Think: what wrong decisions are your prospects about to make that will cost their company huge amounts of money? That’s what you need to write about in your lead magnet. Or talk about if your lead magnet is a video or webinar – those can also work.

The most successful ads have a combination of timely relevance, unexpectedness and fun. (Fun does not mean using 17 types of emoji – that makes you a child).

You can’t bore people into converting. My experience is that clients who are overly concerned with tone and brand guidelines do not run effective Facebook ads. Give the ads some voice. Preferably your own voice.

4. Ask them to tag the main decision maker in a comment

If the sales process involves multiple people, it can be worth asking them to tag relevant people in their organisation in a comment. I’ve seen that work. Something like: “work with someone who needs this? Tag them in a comment below.”

5. Don’t remarket for too long

People should only really see your lead magnet ads for a few days after visiting your website (which is why the volume restrictions are so critical). After that you might move them to a longer duration audience where you periodically boost new blog posts to them. Of course if they click through to read a blog post, they return to Day 0 and you promote the lead magnet again.

Closing Thoughts

It’s correct to say that Facebook isn’t natively a B2B environment, which is why the audience (who you’re running ads to) and the strategy (what you’re offering in your ads) has to be carefully considered. Get it wrong and you’ll waste a load of money.

If you sell to very large companies, Facebook decreases in importance while LinkedIn increases in importance.
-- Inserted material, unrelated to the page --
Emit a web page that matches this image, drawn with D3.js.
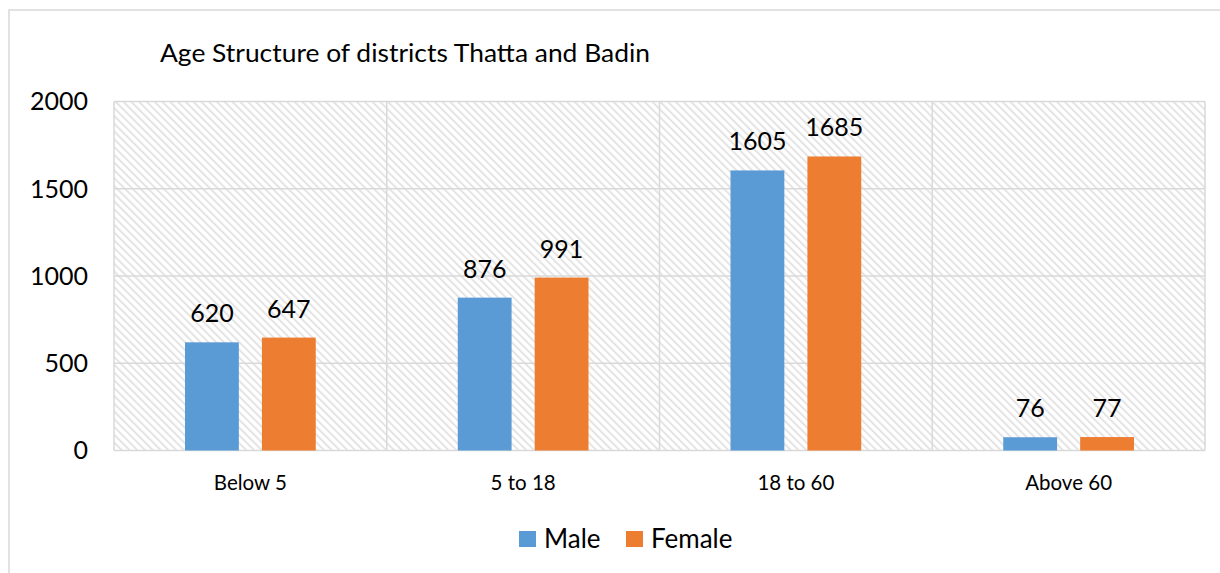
<!DOCTYPE html>
<html>
<head>
<meta charset="utf-8">
<script src="https://cdn.jsdelivr.net/npm/d3@7"></script>
<style>
  body { margin: 0; background: #fff; }
  text { font-family: Lato, "Open Sans", sans-serif; fill: #000; }
</style>
</head>
<body>
<div id="plot"></div>
<script>
// chart data
const categories = ["Below 5", "5 to 18", "18 to 60", "Above 60"];
const seriesNames = ["Male", "Female"];
const maleValues = [620, 876, 1605, 76];
const femaleValues = [647, 991, 1685, 77];
const yTicks = [0, 500, 1000, 1500, 2000];

const width = 1220;
const height = 573;
const colors = ["#5B9BD5", "#ED7D31"];

const margin = { left: 114, right: 15, top: 101.5, bottom: 122.5 };
const plotW = width - margin.left - margin.right;
const plotH = height - margin.top - margin.bottom;

const svg = d3.select("div#plot")
  .append("svg")
  .attr("width", width)
  .attr("height", height);

// hatch fill for plot area
const defs = svg.append("defs");
defs.append("pattern")
  .attr("id", "hatch")
  .attr("patternUnits", "userSpaceOnUse")
  .attr("width", 5.5)
  .attr("height", 6)
  .attr("patternTransform", "rotate(-45)")
  .append("rect")
  .attr("width", 2)
  .attr("height", 6)
  .attr("fill", "#e4e4e4");

// outer chart frame
svg.append("rect")
  .attr("x", 9)
  .attr("y", 10)
  .attr("width", 1400)
  .attr("height", 800)
  .attr("fill", "none")
  .attr("stroke", "#d9d9d9")
  .attr("stroke-width", 1.5);

svg.append("text")
  .attr("x", 160)
  .attr("y", 62)
  .style("font-size", "25px")
  .attr("textLength", 490)
  .attr("lengthAdjust", "spacingAndGlyphs")
  .text("Age Structure of districts Thatta and Badin");

const g = svg.append("g")
  .attr("transform", `translate(${margin.left},${margin.top})`);

const x0 = d3.scaleBand()
  .domain(categories)
  .range([0, plotW])
  .paddingInner(0)
  .paddingOuter(0);

const x1 = d3.scaleBand()
  .domain(seriesNames)
  .range([71, x0.bandwidth() - 71])
  .paddingInner(0.3);

const y = d3.scaleLinear()
  .domain([0, 2000])
  .range([plotH, 0]);

g.append("rect")
  .attr("width", plotW)
  .attr("height", plotH)
  .attr("fill", "url(#hatch)");

// gridlines
g.selectAll(".hgrid")
  .data(yTicks)
  .enter().append("line")
  .attr("x1", 0)
  .attr("x2", plotW)
  .attr("y1", d => y(d))
  .attr("y2", d => y(d))
  .attr("stroke", "#d9d9d9")
  .attr("stroke-width", 1.5);

g.selectAll(".vgrid")
  .data(d3.range(categories.length + 1))
  .enter().append("line")
  .attr("x1", i => i * x0.bandwidth())
  .attr("x2", i => i * x0.bandwidth())
  .attr("y1", 0)
  .attr("y2", plotH)
  .attr("stroke", "#d9d9d9")
  .attr("stroke-width", 1.5);

// y axis labels
g.selectAll(".ylab")
  .data(yTicks)
  .enter().append("text")
  .attr("x", 88 - margin.left)
  .attr("y", d => y(d))
  .attr("dy", "0.35em")
  .attr("text-anchor", "end")
  .style("font-size", "25px")
  .text(d => d);

// category labels
g.selectAll(".xlab")
  .data(categories)
  .enter().append("text")
  .attr("x", d => x0(d) + x0.bandwidth() / 2)
  .attr("y", 490 - margin.top)
  .attr("text-anchor", "middle")
  .style("font-size", "20.5px")
  .text(d => d);

const rows = categories.map((c, i) => ({
  cat: c,
  vals: [maleValues[i], femaleValues[i]]
}));

const groups = g.selectAll(".grp")
  .data(rows)
  .enter().append("g")
  .attr("transform", d => `translate(${x0(d.cat)},0)`);

groups.selectAll("rect")
  .data(d => d.vals.map((v, i) => ({ s: seriesNames[i], v, i })))
  .enter().append("rect")
  .attr("x", d => x1(d.s))
  .attr("y", d => y(d.v))
  .attr("width", x1.bandwidth())
  .attr("height", d => plotH - y(d.v))
  .attr("fill", d => colors[d.i]);

groups.selectAll(".val")
  .data(d => d.vals.map((v, i) => ({ s: seriesNames[i], v, i })))
  .enter().append("text")
  .attr("x", d => x1(d.s) + x1.bandwidth() / 2)
  .attr("y", d => y(d.v) - 20)
  .attr("text-anchor", "middle")
  .style("font-size", "25px")
  .text(d => d.v);

// legend
const legendX = [519, 626];
const legend = svg.selectAll(".legend")
  .data(seriesNames)
  .enter().append("g")
  .attr("transform", (d, i) => `translate(${legendX[i]},531)`);

legend.append("rect")
  .attr("width", 17)
  .attr("height", 16)
  .attr("fill", (d, i) => colors[i]);

legend.append("text")
  .attr("x", 25)
  .attr("y", 16.5)
  .style("font-size", "26px")
  .text(d => d);
</script>
</body>
</html>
But you CAN use the platform to move people along, remind people who got distracted, and add value. Aim to serve and help in your ads. Don’t try to sell in your Facebook ads – it won’t work.

And do remember to document your campaigns. An undocumented campaign can only help you if it succeeds (which it often won’t).

Any questions, comments, disagreements? Post them below.

Rob

Rob Drummond

Rob Drummond runs the Maze Marketing Podcast and Maze Mastery. Rob specialises in content production, ad creation, storytelling and CRM systems. He has two published books, Magnetic Expertise and Simple Story Selling, affordable on Amazon.

  • Jonathan says:

    I agree B2C works better in many digital marketing scenarios than B2B, however, the majority of consultants, courses, ‘gurus’, trainers, and a lot of SaaS are selling B2B with Facebook ads. Perry Marshall, Dan Kennedy, Frank Kern, Ryan Levesque, Russel Brunson, and many others are selling B2B and all of them run Facebook ads.

    I’ve worked with successful B2B specific office supply companies that are selling exclusively B2B and doing well with FB ads.

    Many lead generation services are B2B. Myself and many colleagues have successfully run funnels on FB to generate qualified leads for marketing agencies (mine included!).

    Granted depending on what you’re selling, you may have better success with LinkedIn ads, Direct Mail, YouTube, Cold Calling, showing up in person, speaking at live events, or The Good Old Boys Club…

    … but that doesn’t mean B2B will fail on FB across the board.